21. The method of claim 20, including:

determining a first voice signal from the sound signal based on the relative positional relationship between the microphones in the microphone array in a signal segment including the user voice; and

obtaining a target sound signal by performing, based on the first noise signal and the first voice signal, the noise reduction processing on the sound signal, or designate the first voice signal as the target sound signal.
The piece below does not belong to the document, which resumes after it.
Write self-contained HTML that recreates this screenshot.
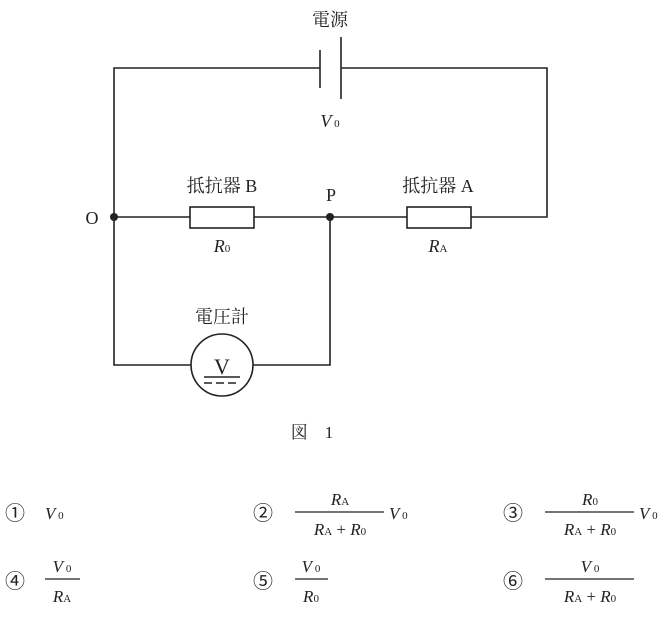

22. The method of claim 13, wherein the at least one microphone includes a plurality of microphones, and the method further including:

determining a first noise signal based on a relative positional relationship between the plurality of microphones;

obtaining a microphone signal collected by at least one target microphone in the plurality of microphones; and

generating the sound signal by mixing the first noise signal and the microphone signal.

23-25. (canceled)

26. A non-transitory computer readable medium, comprising at least one set of instructions, wherein when read by a computing device, the at least one set of instructions causes the computing device to perform a method, the method comprising:

collecting a sound signal by at least one microphone, the sound signal including at least one of user voice and environmental noise;

collecting a vibration signal by at least one vibration sensor, the vibration signal including at least one of the user voice and the environmental noise;

determining a relationship between a noise component in the sound signal and a noise component in the vibration signal; and

obtaining a target vibration signal by performing, based at least on the relationship, noise reduction processing on the vibration signal.